-- START OF INFORMATION GIVEN --
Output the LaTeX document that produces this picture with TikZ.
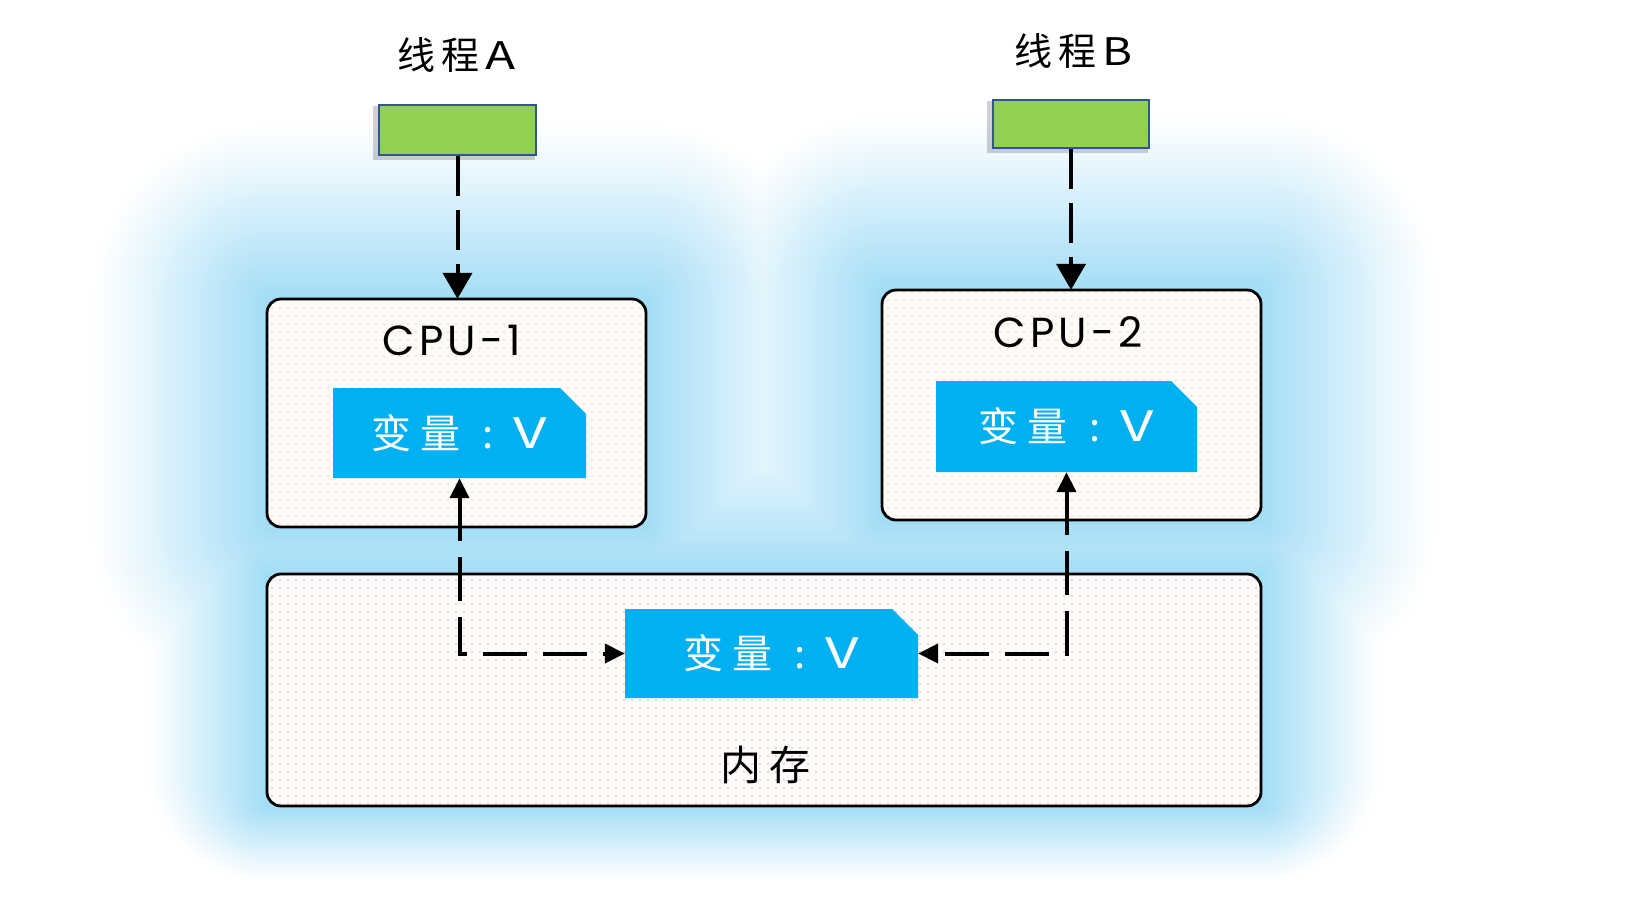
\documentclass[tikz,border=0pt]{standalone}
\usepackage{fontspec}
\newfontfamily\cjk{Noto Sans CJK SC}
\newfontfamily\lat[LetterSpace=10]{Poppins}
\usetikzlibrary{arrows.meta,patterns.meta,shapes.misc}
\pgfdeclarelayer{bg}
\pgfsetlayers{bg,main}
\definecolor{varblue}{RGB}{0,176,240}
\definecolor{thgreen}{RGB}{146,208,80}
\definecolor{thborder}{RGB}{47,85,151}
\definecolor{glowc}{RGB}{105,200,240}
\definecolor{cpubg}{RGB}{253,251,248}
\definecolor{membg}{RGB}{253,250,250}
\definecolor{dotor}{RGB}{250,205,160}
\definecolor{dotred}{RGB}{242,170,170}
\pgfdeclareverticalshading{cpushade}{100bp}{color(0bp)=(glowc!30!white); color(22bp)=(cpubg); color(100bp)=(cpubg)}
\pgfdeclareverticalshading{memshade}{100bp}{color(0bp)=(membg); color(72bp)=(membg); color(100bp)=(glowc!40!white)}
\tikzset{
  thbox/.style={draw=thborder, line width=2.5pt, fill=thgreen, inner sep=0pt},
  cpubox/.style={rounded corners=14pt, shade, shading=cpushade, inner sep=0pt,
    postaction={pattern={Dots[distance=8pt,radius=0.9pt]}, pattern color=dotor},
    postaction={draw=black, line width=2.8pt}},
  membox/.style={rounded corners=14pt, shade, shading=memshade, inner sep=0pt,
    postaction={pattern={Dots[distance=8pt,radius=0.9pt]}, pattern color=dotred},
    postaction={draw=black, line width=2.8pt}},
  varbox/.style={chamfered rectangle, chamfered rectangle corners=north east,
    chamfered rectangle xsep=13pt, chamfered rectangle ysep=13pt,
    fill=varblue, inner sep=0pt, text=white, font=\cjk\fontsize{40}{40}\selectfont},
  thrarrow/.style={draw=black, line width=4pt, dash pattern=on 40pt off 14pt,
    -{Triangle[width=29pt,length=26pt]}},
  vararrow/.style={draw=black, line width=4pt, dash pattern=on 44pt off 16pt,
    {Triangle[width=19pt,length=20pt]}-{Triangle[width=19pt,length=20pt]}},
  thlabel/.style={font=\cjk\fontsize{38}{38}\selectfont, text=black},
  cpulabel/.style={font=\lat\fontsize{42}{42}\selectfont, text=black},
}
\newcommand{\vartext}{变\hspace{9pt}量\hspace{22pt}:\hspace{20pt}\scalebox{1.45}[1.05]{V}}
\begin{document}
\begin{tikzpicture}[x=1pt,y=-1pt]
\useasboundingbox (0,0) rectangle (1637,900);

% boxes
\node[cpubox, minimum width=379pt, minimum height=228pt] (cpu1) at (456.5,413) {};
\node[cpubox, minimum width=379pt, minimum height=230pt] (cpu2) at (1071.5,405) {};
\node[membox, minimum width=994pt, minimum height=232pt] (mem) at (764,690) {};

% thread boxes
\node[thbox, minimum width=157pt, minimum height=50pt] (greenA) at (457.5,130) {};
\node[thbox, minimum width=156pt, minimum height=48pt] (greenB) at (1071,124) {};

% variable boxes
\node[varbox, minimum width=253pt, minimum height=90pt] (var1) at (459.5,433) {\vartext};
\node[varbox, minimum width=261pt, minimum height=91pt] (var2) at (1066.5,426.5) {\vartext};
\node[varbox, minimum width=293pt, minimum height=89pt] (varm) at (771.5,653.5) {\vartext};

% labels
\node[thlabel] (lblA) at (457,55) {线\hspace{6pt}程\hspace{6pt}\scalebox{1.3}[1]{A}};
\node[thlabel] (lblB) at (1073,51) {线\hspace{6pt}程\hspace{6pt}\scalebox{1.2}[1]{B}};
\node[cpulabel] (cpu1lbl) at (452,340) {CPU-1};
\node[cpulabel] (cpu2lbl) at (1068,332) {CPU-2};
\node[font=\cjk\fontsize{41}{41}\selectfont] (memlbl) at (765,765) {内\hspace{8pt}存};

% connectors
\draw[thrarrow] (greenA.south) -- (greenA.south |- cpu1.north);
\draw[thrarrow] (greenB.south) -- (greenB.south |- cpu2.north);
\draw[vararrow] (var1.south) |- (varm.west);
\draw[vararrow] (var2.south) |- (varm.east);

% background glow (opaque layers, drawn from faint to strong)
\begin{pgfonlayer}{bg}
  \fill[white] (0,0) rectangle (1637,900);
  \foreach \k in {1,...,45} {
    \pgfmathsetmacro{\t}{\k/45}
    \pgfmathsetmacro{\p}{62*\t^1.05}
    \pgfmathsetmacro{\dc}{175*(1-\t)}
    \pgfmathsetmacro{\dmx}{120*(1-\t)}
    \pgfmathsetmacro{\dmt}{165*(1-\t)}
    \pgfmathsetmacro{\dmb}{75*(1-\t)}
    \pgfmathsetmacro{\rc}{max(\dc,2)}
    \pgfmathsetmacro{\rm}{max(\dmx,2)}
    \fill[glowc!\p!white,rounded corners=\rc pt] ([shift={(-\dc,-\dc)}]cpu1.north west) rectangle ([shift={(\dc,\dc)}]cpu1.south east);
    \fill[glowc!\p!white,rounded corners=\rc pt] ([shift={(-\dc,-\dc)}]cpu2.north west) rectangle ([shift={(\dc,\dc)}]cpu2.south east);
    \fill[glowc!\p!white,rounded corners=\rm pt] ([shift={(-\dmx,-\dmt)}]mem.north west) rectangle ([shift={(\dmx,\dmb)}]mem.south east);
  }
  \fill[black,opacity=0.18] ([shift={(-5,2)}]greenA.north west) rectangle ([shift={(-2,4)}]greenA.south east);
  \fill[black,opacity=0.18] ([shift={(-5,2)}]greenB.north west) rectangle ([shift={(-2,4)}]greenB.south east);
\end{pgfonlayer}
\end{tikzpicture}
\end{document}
-- END OF INFORMATION GIVEN --
-- START OF INFORMATION GIVEN --
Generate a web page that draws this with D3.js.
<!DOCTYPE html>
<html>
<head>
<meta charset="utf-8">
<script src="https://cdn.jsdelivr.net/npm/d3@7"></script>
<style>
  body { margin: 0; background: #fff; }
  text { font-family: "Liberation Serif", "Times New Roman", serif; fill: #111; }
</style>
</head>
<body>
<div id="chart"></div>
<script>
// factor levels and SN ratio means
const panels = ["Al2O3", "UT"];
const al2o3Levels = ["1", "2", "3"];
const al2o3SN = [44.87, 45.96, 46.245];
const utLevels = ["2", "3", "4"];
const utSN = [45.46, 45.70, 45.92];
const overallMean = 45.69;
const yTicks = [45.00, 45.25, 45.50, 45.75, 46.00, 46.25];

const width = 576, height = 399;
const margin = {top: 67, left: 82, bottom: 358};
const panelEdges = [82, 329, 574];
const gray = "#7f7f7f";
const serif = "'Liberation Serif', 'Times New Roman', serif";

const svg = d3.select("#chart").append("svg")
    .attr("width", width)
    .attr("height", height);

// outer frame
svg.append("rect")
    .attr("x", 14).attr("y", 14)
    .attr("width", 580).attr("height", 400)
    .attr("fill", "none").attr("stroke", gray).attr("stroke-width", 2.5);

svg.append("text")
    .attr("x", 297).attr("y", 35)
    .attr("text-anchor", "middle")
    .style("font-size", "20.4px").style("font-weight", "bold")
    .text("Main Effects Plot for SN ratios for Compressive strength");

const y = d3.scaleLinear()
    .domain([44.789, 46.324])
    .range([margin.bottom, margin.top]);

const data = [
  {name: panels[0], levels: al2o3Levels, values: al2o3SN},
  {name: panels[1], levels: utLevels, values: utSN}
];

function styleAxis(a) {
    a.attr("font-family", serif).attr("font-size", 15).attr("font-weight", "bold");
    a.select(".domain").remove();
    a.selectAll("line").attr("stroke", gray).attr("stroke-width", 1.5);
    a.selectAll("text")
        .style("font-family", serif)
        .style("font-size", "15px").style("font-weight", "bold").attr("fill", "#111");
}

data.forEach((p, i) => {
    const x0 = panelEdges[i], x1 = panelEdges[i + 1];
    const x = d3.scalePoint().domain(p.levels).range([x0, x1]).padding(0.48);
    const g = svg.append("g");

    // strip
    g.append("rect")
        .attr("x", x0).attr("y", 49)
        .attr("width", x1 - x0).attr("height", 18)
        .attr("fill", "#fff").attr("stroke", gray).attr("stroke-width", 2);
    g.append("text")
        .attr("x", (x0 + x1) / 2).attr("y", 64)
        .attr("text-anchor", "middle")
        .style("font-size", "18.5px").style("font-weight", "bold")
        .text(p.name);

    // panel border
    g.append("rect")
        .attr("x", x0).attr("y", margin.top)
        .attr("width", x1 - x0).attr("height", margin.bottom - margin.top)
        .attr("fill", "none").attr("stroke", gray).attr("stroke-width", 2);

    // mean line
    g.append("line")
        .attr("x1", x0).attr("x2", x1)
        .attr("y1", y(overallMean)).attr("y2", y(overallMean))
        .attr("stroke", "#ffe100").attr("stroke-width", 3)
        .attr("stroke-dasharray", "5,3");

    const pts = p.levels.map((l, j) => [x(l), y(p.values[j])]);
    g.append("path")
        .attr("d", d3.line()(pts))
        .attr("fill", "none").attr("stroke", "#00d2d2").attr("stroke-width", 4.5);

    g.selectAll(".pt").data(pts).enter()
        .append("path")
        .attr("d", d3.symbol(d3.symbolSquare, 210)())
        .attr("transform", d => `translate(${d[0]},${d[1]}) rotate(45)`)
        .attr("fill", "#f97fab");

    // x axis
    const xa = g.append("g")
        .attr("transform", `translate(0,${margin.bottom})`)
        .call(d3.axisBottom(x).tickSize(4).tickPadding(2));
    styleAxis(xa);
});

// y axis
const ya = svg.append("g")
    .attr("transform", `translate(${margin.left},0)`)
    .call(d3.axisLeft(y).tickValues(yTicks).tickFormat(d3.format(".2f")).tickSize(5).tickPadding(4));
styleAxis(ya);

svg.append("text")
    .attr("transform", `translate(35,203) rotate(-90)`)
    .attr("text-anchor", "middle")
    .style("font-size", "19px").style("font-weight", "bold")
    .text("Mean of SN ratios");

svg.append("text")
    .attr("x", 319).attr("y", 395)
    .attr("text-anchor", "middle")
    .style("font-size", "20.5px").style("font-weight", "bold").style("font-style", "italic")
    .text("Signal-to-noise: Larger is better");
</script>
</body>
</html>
-- END OF INFORMATION GIVEN --
-- START OF INFORMATION GIVEN --
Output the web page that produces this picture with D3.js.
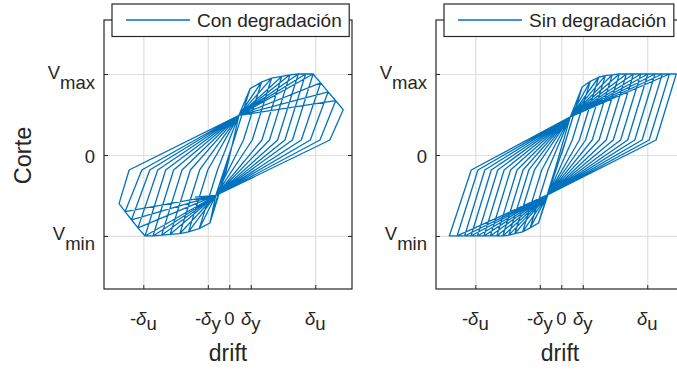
-- END OF INFORMATION GIVEN --
- AIM OF THE TASK
Pull out all lines of the data with the string "page".

- SOLVED EXERCISE
Generate a web page that draws this with D3.js.
Output the web page that produces this picture with D3.js.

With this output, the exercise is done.